If he's lying, the question is why. There's little at stake for Armstrong in this arena, as his Tour titles are already gone and it appears the statute of limitations has run, even from his comeback years. But he might not be protected from whatever he's worried about if he isn't telling the truth.
"I think it's fair game. Just because he doesn't admit to something happening doesn't mean that it didn't happen. If anyone sues him, or whatever, I think that's a subject for exploration," said Mark Stichel, a Baltimore-based lawyer who has litigated civil cases in state and federal courts throughout the U.S.
Armstrong also didn't touch the now-infamous incident in a hospital room in 1996.
According to Betsy and Frankie Andreu, who were present in the hospital with Armstrong, a doctor entered the room and asked Armstrong whether he was taking any drugs. The Andreus claimed -- when asked under oath -- that Armstrong told the doctor that he was in fact using several performance-enhancing drugs, including the banned blood booster EPO.
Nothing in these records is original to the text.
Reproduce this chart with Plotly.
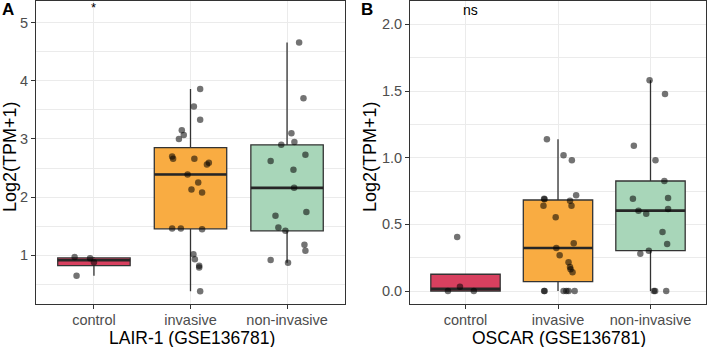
import numpy as np
import plotly.graph_objects as go

W, H = 708, 347

categories = ["control", "invasive", "non-invasive"]
box_colors = ["#D7405F", "#F9AC42", "#A8D6B9"]

# Panel A: LAIR-1 values (Log2(TPM+1)) and horizontal jitter
lair_control = [0.97, 0.95, 0.88, 0.65]
lair_control_jit = [-0.20, -0.04, 0.00, -0.18]
lair_invasive = [3.86, 3.56, 3.33, 3.15, 3.07, 3.00, 2.70, 2.66, 2.66, 2.59, 2.56, 2.39,
                 2.25, 2.13, 2.08, 1.46, 1.46, 1.45, 1.02, 0.93, 0.82, 0.79, 0.38]
lair_invasive_jit = [0.10, 0.035, 0.10, -0.09, -0.07, -0.12, -0.19, -0.18, 0.04, 0.19, 0.17, -0.03,
                     0.08, 0.01, 0.12, -0.19, -0.10, 0.12, 0.03, 0.045, 0.09, 0.09, 0.10]
lair_noninv = [4.66, 3.70, 3.10, 2.95, 2.90, 2.73, 2.62, 2.47, 2.16, 1.745, 1.68, 1.48,
               1.42, 1.18, 1.08, 0.92, 0.87]
lair_noninv_jit = [0.125, 0.17, 0.045, 0.076, -0.06, 0.19, -0.17, 0.066, 0.073, 0.20, -0.12, -0.09,
                   -0.017, 0.18, 0.19, -0.17, 0.01]

# Panel B: OSCAR values
oscar_control = [0.405, 0.0325, 0.0, 0.0]
oscar_control_jit = [-0.09, -0.06, -0.19, 0.09]
oscar_invasive = [1.1375, 1.0175, 0.98, 0.7175, 0.6925, 0.6875, 0.6775, 0.64, 0.64, 0.5525,
                  0.3575, 0.3225, 0.2675, 0.215, 0.18, 0.1625, 0.14, 0.0, 0.0, 0.0, 0.0, 0.0, 0.0]
oscar_invasive_jit = [-0.12, 0.06, 0.15, 0.196, -0.15, -0.146, 0.13, -0.157, 0.146, -0.025,
                      0.17, -0.018, 0.018, 0.114, 0.13, 0.136, 0.157, -0.15, -0.145, 0.06, 0.114, 0.18, 0.09]
oscar_noninv = [1.58, 1.4775, 1.09, 0.98, 0.825, 0.6925, 0.6975, 0.6025, 0.615, 0.58, 0.4425,
                0.3525, 0.3025, 0.28, 0.0, 0.0, 0.0]
oscar_noninv_jit = [-0.01, 0.157, -0.18, 0.054, 0.15, -0.19, 0.19, -0.13, 0.19, -0.046, 0.13,
                    0.18, -0.018, -0.11, 0.036, 0.05, 0.17]

panels = [
    dict(values=[lair_control, lair_invasive, lair_noninv],
         jit=[lair_control_jit, lair_invasive_jit, lair_noninv_jit],
         xaxis="x", yaxis="y", label="*", label_y=5.26, label_x=1.0),
    dict(values=[oscar_control, oscar_invasive, oscar_noninv],
         jit=[oscar_control_jit, oscar_invasive_jit, oscar_noninv_jit],
         xaxis="x2", yaxis="y2", label="ns", label_y=2.11, label_x=1.05),
]

BOX_W = 0.75
fig = go.Figure()

for p in panels:
    # boxes
    for i, (vals, col) in enumerate(zip(p["values"], box_colors)):
        v = np.array(vals)
        q1, med, q3 = np.percentile(v, [25, 50, 75])
        iqr = q3 - q1
        lo = v[v >= q1 - 1.5 * iqr].min()
        hi = v[v <= q3 + 1.5 * iqr].max()
        fig.add_trace(go.Box(
            x=[i + 1], q1=[q1], median=[med], q3=[q3], lowerfence=[lo], upperfence=[hi],
            width=BOX_W, fillcolor=col, line=dict(color="#333333", width=1.3),
            whiskerwidth=0, boxpoints=False, showlegend=False, hoverinfo="skip",
            xaxis=p["xaxis"], yaxis=p["yaxis"]))
        fig.add_trace(go.Scatter(
            x=[i + 1 - BOX_W / 2, i + 1 + BOX_W / 2], y=[med, med], mode="lines",
            line=dict(color="#262626", width=2.6), showlegend=False, hoverinfo="skip",
            xaxis=p["xaxis"], yaxis=p["yaxis"]))
    # jittered points
    for i, (vals, jit) in enumerate(zip(p["values"], p["jit"])):
        fig.add_trace(go.Scatter(
            x=[i + 1 + j for j in jit], y=vals, mode="markers",
            marker=dict(color="rgba(0,0,0,0.55)", size=6.5, line=dict(width=0)),
            showlegend=False, hoverinfo="skip",
            xaxis=p["xaxis"], yaxis=p["yaxis"]))
    # significance label
    fig.add_annotation(x=p["label_x"], y=p["label_y"], text=p["label"], showarrow=False,
                       xref=p["xaxis"], yref=p["yaxis"],
                       font=dict(size=14 if p["label"] == "ns" else 13, color="#000000"))

font_family = "Liberation Sans, Arial, sans-serif"
grid = "#EBEBEB"

def xaxis_style(domain):
    return dict(domain=domain, range=[0.4, 3.6], tickvals=[1, 2, 3], ticktext=categories,
                showgrid=True, gridcolor=grid, gridwidth=1, zeroline=False,
                showline=True, mirror=True, linecolor="#333333", linewidth=1,
                ticks="outside", ticklen=4, tickcolor="#333333", tickwidth=1,
                ticklabelstandoff=-1,
                tickfont=dict(size=14.5, color="#4D4D4D", family=font_family))

def yaxis_style(domain, rng, dtick, anchor):
    return dict(domain=domain, range=rng, dtick=dtick, tick0=0, anchor=anchor,
                showgrid=True, gridcolor=grid, gridwidth=1, zeroline=False,
                minor=dict(showgrid=True, gridcolor=grid, gridwidth=0.5, dtick=dtick / 2),
                showline=True, mirror=True, linecolor="#333333", linewidth=1,
                ticks="outside", ticklen=4, tickcolor="#333333", tickwidth=1,
                tickfont=dict(size=14.5, color="#4D4D4D", family=font_family))

ydom = [43 / H, 346 / H]
xa = xaxis_style([36 / W, 345 / W]); xa["anchor"] = "y"
xb = xaxis_style([410 / W, 706 / W]); xb["anchor"] = "y2"
ya = yaxis_style(ydom, [0.1625, 5.373], 1, "x")
ya["tickformat"] = "d"
yb = yaxis_style(ydom, [-0.0975, 2.175], 0.5, "x2")
yb["tickformat"] = ".1f"

fig.update_layout(
    width=W, height=H, margin=dict(l=0, r=0, t=0, b=0),
    plot_bgcolor="white", paper_bgcolor="white",
    font=dict(family=font_family),
    xaxis=xa, yaxis=ya, xaxis2=xb, yaxis2=yb,
)

def paper_text(px, py, text, size, angle=0):
    fig.add_annotation(x=px / W, y=1 - py / H, xref="paper", yref="paper", text=text,
                       showarrow=False, textangle=angle, xanchor="center", yanchor="middle",
                       font=dict(size=size, color="#000000", family=font_family))

paper_text(8, 9, "<b>A</b>", 17)
paper_text(367, 9, "<b>B</b>", 17)
paper_text(10, 157, "Log2(TPM+1)", 18, angle=-90)
paper_text(370, 157, "Log2(TPM+1)", 18, angle=-90)
paper_text(192, 338, "LAIR-1 (GSE136781)", 17.5)
paper_text(559, 338, "OSCAR (GSE136781)", 17.5)

fig.write_html("out.html",
               config={"displayModeBar": False},
               post_script="document.body.style.margin='0';document.body.style.overflow='hidden';")
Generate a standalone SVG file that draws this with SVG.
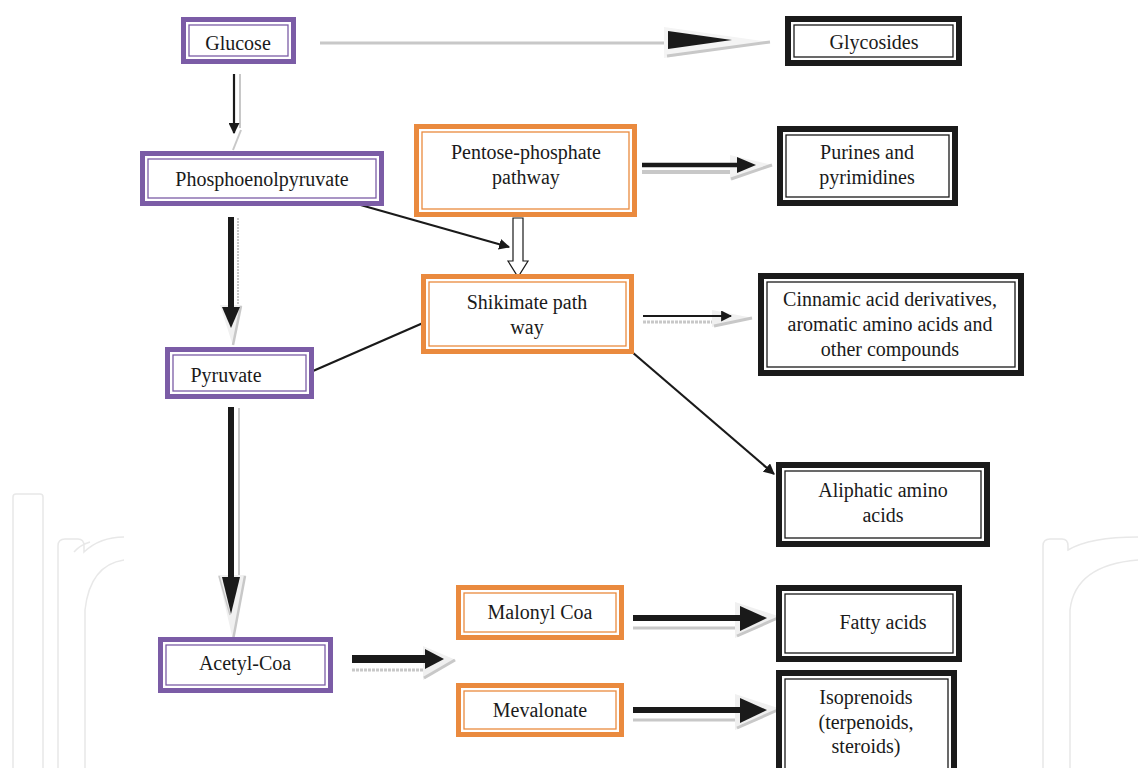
<svg xmlns="http://www.w3.org/2000/svg" width="1138" height="768" viewBox="0 0 1138 768">
<style>
.t{font-family:"Liberation Serif","Times New Roman",serif;font-size:20px;fill:#1a1a1a;text-anchor:middle}
.po{fill:#fff;stroke:#7b5ca6;stroke-width:5}
.pi{fill:none;stroke:#7b5ca6;stroke-width:1.3}
.oo{fill:#fff;stroke:#ea8a3e;stroke-width:5}
.oi{fill:none;stroke:#ea8a3e;stroke-width:1.3}
.bo{fill:#fff;stroke:#1a1a1a;stroke-width:6}
.bi{fill:none;stroke:#1a1a1a;stroke-width:1.3}
.ln{stroke:#1a1a1a;stroke-width:2.2;fill:none}
.sh{stroke:#c8c8c8;fill:none}
.hd{fill:#1a1a1a}
.wm{fill:none;stroke:#e8e8e8;stroke-width:1.5}
</style>
<defs>
<marker id="ah" viewBox="0 0 10 10" refX="9" refY="5" markerWidth="5" markerHeight="5" orient="auto" markerUnits="strokeWidth">
<path d="M0,0 L10,5 L0,10 z" fill="#1a1a1a"/>
</marker>
</defs>
<rect width="1138" height="768" fill="#fff"/>
<g id="watermark">
<rect class="wm" x="13" y="494" width="30" height="280" rx="3"/>
<path class="wm" d="M58,774 V546 Q58,539 65,539 H78 Q84,539 84,546 V552 Q100,537 124,537 M74,552 Q80,545 90,542 M85,774 V610 Q90,565 124,560"/>
<path class="wm" d="M1043,774 V546 Q1043,539 1050,539 H1062 Q1068,539 1068,546 V550 Q1090,537 1138,537 M1070,774 V610 Q1075,565 1138,560"/>
</g>
<g id="connectors">
<!-- Glucose -> Glycosides -->
<line class="sh" x1="320" y1="43" x2="668" y2="43" stroke-width="3"/>
<polygon points="664,27 770,42 664,58" fill="#f4f4f4"/>
<line class="sh" x1="667" y1="56" x2="770" y2="42" stroke-width="3"/>
<polygon class="hd" points="668,31 732,40 668,49"/>
<!-- Glucose -> PEP -->
<line class="sh" x1="240" y1="74" x2="240" y2="128" stroke-width="2"/>
<line class="sh" x1="241" y1="130" x2="233" y2="150" stroke-width="2"/>
<line class="ln" x1="234" y1="74" x2="234" y2="133" stroke-width="1.6" marker-end="url(#ah)"/>
<!-- PEP -> Pyruvate -->
<line class="sh" x1="238" y1="218" x2="238" y2="305" stroke-width="2" stroke-dasharray="2,1"/>
<polygon points="220,305 242,305 233,346" fill="#f0f0f0"/>
<line class="sh" x1="241" y1="306" x2="233" y2="345" stroke-width="2.5"/>
<line x1="231" y1="217" x2="231" y2="309" stroke="#1a1a1a" stroke-width="6"/>
<polygon class="hd" points="222,307 240,307 231,328"/>
<!-- PEP -> Shikimate -->
<line class="ln" x1="350" y1="202" x2="509" y2="247" marker-end="url(#ah)"/>
<!-- Pentose -> Shikimate (hollow) -->
<polygon points="513,218 523,218 523,261 528,261 518,277 508,261 513,261" fill="#fff" stroke="#1a1a1a" stroke-width="1.2"/>
<!-- Pentose -> Purines -->
<line class="sh" x1="642" y1="172" x2="733" y2="172" stroke-width="4"/>
<polygon points="730,155 773,165 730,180" fill="#f2f2f2"/>
<line class="sh" x1="731" y1="179" x2="772" y2="165" stroke-width="3"/>
<line x1="642" y1="165" x2="740" y2="165" stroke="#1a1a1a" stroke-width="4.5"/>
<polygon class="hd" points="737,157 756,165 737,173"/>
<!-- Shikimate -> Cinnamic -->
<line class="sh" x1="643" y1="322" x2="716" y2="322" stroke-width="3" stroke-dasharray="3,1"/>
<polygon points="712,310 753,318 712,327" fill="#f0f0f0"/>
<line class="sh" x1="714" y1="326" x2="752" y2="318" stroke-width="3"/>
<line class="ln" x1="643" y1="316" x2="731" y2="316" stroke-width="1.6" marker-end="url(#ah)"/>
<!-- Pyruvate - Shikimate -->
<line class="ln" x1="313" y1="371" x2="423" y2="323"/>
<!-- Shikimate -> Aliphatic -->
<line class="ln" x1="632" y1="352" x2="774" y2="474" marker-end="url(#ah)"/>
<!-- Pyruvate -> Acetyl-CoA -->
<line class="sh" x1="239" y1="408" x2="239" y2="575" stroke-width="2"/>
<polygon points="218,575 246,575 233,640" fill="#f0f0f0"/>
<line class="sh" x1="245" y1="576" x2="233" y2="640" stroke-width="2.5"/>
<line class="sh" x1="219" y1="576" x2="230" y2="615" stroke-width="1.5"/>
<line x1="231" y1="407" x2="231" y2="580" stroke="#1a1a1a" stroke-width="6"/>
<polygon class="hd" points="222,577 240,577 231,614"/>
<!-- Acetyl-CoA -> Malonyl/Mevalonate -->
<line class="sh" x1="352" y1="670" x2="425" y2="670" stroke-width="3" stroke-dasharray="3,1"/>
<polygon points="423,646 456,660 423,680" fill="#f0f0f0"/>
<line class="sh" x1="424" y1="678" x2="455" y2="660" stroke-width="3"/>
<line x1="352" y1="659" x2="428" y2="659" stroke="#1a1a1a" stroke-width="8"/>
<polygon class="hd" points="425,649 444,659 425,669"/>
<!-- Malonyl -> Fatty acids -->
<line class="sh" x1="633" y1="628" x2="740" y2="628" stroke-width="3"/>
<polygon points="735,602 781,617 735,638" fill="#f0f0f0"/>
<line class="sh" x1="737" y1="636" x2="780" y2="617" stroke-width="3"/>
<line x1="633" y1="618" x2="745" y2="618" stroke="#1a1a1a" stroke-width="6"/>
<polygon class="hd" points="740,606 767,618 740,631"/>
<!-- Mevalonate -> Isoprenoids -->
<line class="sh" x1="633" y1="720" x2="740" y2="720" stroke-width="3"/>
<polygon points="735,694 781,709 735,730" fill="#f0f0f0"/>
<line class="sh" x1="737" y1="728" x2="780" y2="709" stroke-width="3"/>
<line x1="633" y1="710" x2="745" y2="710" stroke="#1a1a1a" stroke-width="6"/>
<polygon class="hd" points="740,698 767,710 740,723"/>
</g>
<g id="glucose">
<rect class="po" x="183.5" y="19.5" width="110" height="42"/>
<rect class="pi" x="189" y="25" width="99" height="31"/>
<text class="t" x="238" y="50">Glucose</text>
</g>
<g id="glycosides">
<rect class="bo" x="788" y="19" width="171" height="44"/>
<rect class="bi" x="794" y="25" width="159" height="32"/>
<text class="t" x="874" y="49">Glycosides</text>
</g>
<g id="pep">
<rect class="po" x="142.5" y="153.5" width="239" height="50"/>
<rect class="pi" x="148" y="159" width="228" height="39"/>
<text class="t" x="262" y="186">Phosphoenolpyruvate</text>
</g>
<g id="pentose">
<rect class="oo" x="416.5" y="126.5" width="218" height="88"/>
<rect class="oi" x="422" y="132" width="207" height="77"/>
<text class="t" x="526" y="159">Pentose-phosphate</text>
<text class="t" x="526" y="184">pathway</text>
</g>
<g id="purines">
<rect class="bo" x="780" y="129" width="175" height="74"/>
<rect class="bi" x="786" y="135" width="163" height="62"/>
<text class="t" x="867" y="159">Purines and</text>
<text class="t" x="867" y="184">pyrimidines</text>
</g>
<g id="shikimate">
<rect class="oo" x="423.5" y="276.5" width="208" height="75"/>
<rect class="oi" x="429" y="282" width="197" height="64"/>
<text class="t" x="527" y="309">Shikimate path</text>
<text class="t" x="527" y="334">way</text>
</g>
<g id="cinnamic">
<rect class="bo" x="761" y="276" width="260" height="97"/>
<rect class="bi" x="767" y="282" width="248" height="85"/>
<text class="t" x="890" y="306">Cinnamic acid derivatives,</text>
<text class="t" x="890" y="331">aromatic amino acids and</text>
<text class="t" x="890" y="356">other compounds</text>
</g>
<g id="pyruvate">
<rect class="po" x="167.5" y="349.5" width="144" height="47"/>
<rect class="pi" x="173" y="355" width="133" height="36"/>
<text class="t" x="226" y="382">Pyruvate</text>
</g>
<g id="aliphatic">
<rect class="bo" x="779" y="465" width="208" height="79"/>
<rect class="bi" x="785" y="471" width="196" height="67"/>
<text class="t" x="883" y="497">Aliphatic amino</text>
<text class="t" x="883" y="522">acids</text>
</g>
<g id="malonyl">
<rect class="oo" x="458.5" y="587.5" width="163" height="50"/>
<rect class="oi" x="464" y="593" width="152" height="39"/>
<text class="t" x="540" y="619">Malonyl Coa</text>
</g>
<g id="fatty">
<rect class="bo" x="779" y="588" width="180" height="71"/>
<rect class="bi" x="785" y="594" width="168" height="59"/>
<text class="t" x="883" y="629">Fatty acids</text>
</g>
<g id="acetyl">
<rect class="po" x="160.5" y="639.5" width="170" height="51"/>
<rect class="pi" x="166" y="645" width="159" height="40"/>
<text class="t" x="245" y="670">Acetyl-Coa</text>
</g>
<g id="mevalonate">
<rect class="oo" x="458.5" y="685.5" width="163" height="49"/>
<rect class="oi" x="464" y="691" width="152" height="38"/>
<text class="t" x="540" y="717">Mevalonate</text>
</g>
<g id="isoprenoids">
<rect class="bo" x="779" y="673" width="175" height="100"/>
<rect class="bi" x="785" y="679" width="163" height="95"/>
<text class="t" x="866" y="704">Isoprenoids</text>
<text class="t" x="866" y="729">(terpenoids,</text>
<text class="t" x="866" y="753">steroids)</text>
</g>
</svg>
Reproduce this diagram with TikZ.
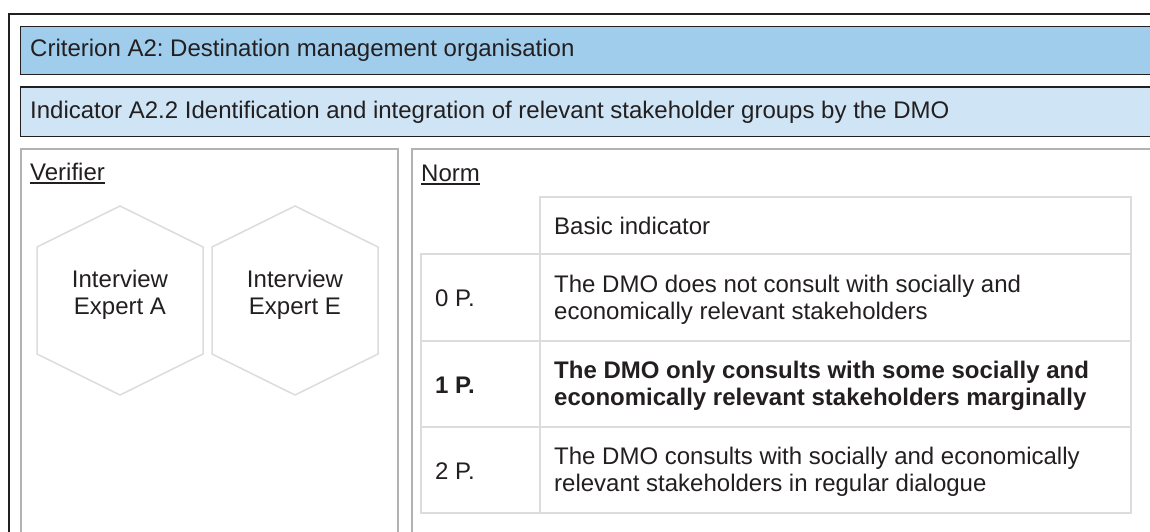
\documentclass[tikz,border=0pt]{standalone}
\usepackage{fontspec}
\setmainfont{Liberation Sans}
\usetikzlibrary{calc}
\frenchspacing
\definecolor{blue1}{RGB}{160,205,236}
\definecolor{blue2}{RGB}{207,229,245}
\definecolor{gray1}{RGB}{178,178,178}
\definecolor{gray2}{RGB}{220,220,220}
\definecolor{ink}{RGB}{35,31,32}

\begin{document}
\begin{tikzpicture}[x=1pt,y=-1pt,
    txt/.style={inner sep=0pt,text=ink,font=\fontsize{24}{27}\selectfont},
    boldtxt/.style={txt,font=\fontsize{24}{27}\selectfont\bfseries},
    cell/.style={draw=gray2,line width=1.3pt}]
    \useasboundingbox (0,0) rectangle (1150,532);
    \clip (0,0) rectangle (1150,532);
    \fill[white] (0,0) rectangle (1150,532);
    \draw[ink,line width=2.5pt] (9,560) -- (9,14) -- (1170,14);
    \path[fill=blue1,draw=ink,line width=1pt] (20,27) rectangle (1170,75);
    \path[fill=blue2,draw=ink,line width=1pt] (20,87) rectangle (1170,136);
    \draw[ink,line width=2pt] (20,87) -- (1170,87);
    \draw[gray1,line width=2pt] (21,560) -- (21,149) -- (398,149) -- (398,560);
    \draw[gray1,line width=2pt] (412,560) -- (412,149) -- (1170,149);

    \node[txt,anchor=base west] (crit) at (30,57) {Criterion A2: Destination management organisation};
    \node[txt,anchor=base west] (indic) at (30,118) {Indicator A2.2 Identification and integration of relevant stakeholder groups by the DMO};
    \node[txt,anchor=base west] (verif) at (30,180) {Verifier};
    \node[txt,anchor=base west] (norm) at (421,181) {Norm};
    \draw[ink,line width=1.5pt] ($(verif.base west)+(0,3)$) -- ($(verif.base east)+(0,3)$);
    \draw[ink,line width=1.5pt] ($(norm.base west)+(0,3)$) -- ($(norm.base east)+(0,3)$);

    \foreach \cx in {120,295}{
      \draw[gray2,line width=1.5pt] (\cx,206) --++ (83,41) --++ (0,107) --++ (-83,41) --++ (-83,-41) --++ (0,-107) -- cycle;
    }
    \node[txt,align=center] (expA) at (120,294.5) {Interview\\Expert A};
    \node[txt,align=center] (expE) at (295,294.5) {Interview\\Expert E};

    \draw[cell] (540,197) rectangle (1131,254);
    \foreach \ya/\yb in {254/341,341/427,427/513}{
      \draw[cell] (421,\ya) rectangle (540,\yb);
      \draw[cell] (540,\ya) rectangle (1131,\yb);
    }
    \node[txt,anchor=west] (basic) at (554,226) {Basic indicator};
    \node[txt,anchor=west] (p0) at (435,298.5) {0 P.};
    \node[txt,anchor=west,align=left] (d0) at (554,299.5) {The DMO does not consult with socially and\\economically relevant stakeholders};
    \node[boldtxt,anchor=west] (p1) at (435,385) {1 P.};
    \node[boldtxt,anchor=west,align=left] (d1) at (554,386) {The DMO only consults with some socially and\\economically relevant stakeholders marginally};
    \node[txt,anchor=west] (p2) at (435,471) {2 P.};
    \node[txt,anchor=west,align=left] (d2) at (554,472) {The DMO consults with socially and economically\\relevant stakeholders in regular dialogue};
  \end{tikzpicture}
\end{document}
Armstrong has always vehemently denied that the conversation had ever taken place.
When asked by Winfrey during Thursday's broadcast whether he still denied it, Armstrong only said that he would not talk about it. Winfrey then moved on to her next question.
"As far as, I guess, first the nonadmission of the 1996 hospital incident Â… my initial thought was that he and the Andreus had come to a deal and part of the deal is not talking about it," Stichel said.
But after hearing Betsy explode on CNN over the issue?
"I'd be pretty surprised if there were any deals out there," Stichel said. "Clearly he is reluctant to say something. My gut just tells me that he was coached by his lawyers on that point because clearly he was not going to talk."
There were plenty of issues that were never addressed -- at least in the edited version of the interview. For example, Armstrong never explained how he bested the testing systems, aside from a general discussion of the lack of out-of-competition testing in his early career. Nor did he address a cozy relationship (as indicated by Tyler Hamilton in his book, "The Secret Race") with UCI top brass. According to the USADA dossier, the sport's governing body was aware of Armstrong's doping and helped him stay in the game, and Armstrong made a sizable donation to the UCI to fund drug-testing equipment.
On the UCI, all Armstrong said was that he was "no friend" at all, a phrase he repeated at least three times in Thursday's broadcast.
Greg LeMond's name didn't come up, nor did that of many other associates and teammates. Armstrong never said how he got the drugs, who supplied them or how blood was cycled though the U.S. Postal team at races. It's true that Armstrong is on the hook for a false claims suit, at the hands of Floyd Landis, a former teammate. That might have had a bearing on what he could and could not say. But if that's the case, why talk at all?
"I've been thinking for the last 18 hours, why did he even do this interview?" Stichel said. "I'm not sure it satisfies anyone. There was an admission, but it was a pretty limited admission. He seems to be playing some of the same sort of semantic games that he's played in the past. I'm just scratching my head as to why he even did this."
Here was an opportunity to leave the sport better and in a place to move forward. One would be hard pressed to say Armstrong has done anything beyond serve himself.
After nearly three hours of TV and a week laid out across mainstream media, the sport is left with a series of yeses. But Armstrong won't be remembered within cycling for what he did say but more for what he didn't. The omerta remains intact, and its king, for now, still has zipped lips.
We can only hope that isn't the case if and when Armstrong sits down with USADA officials again.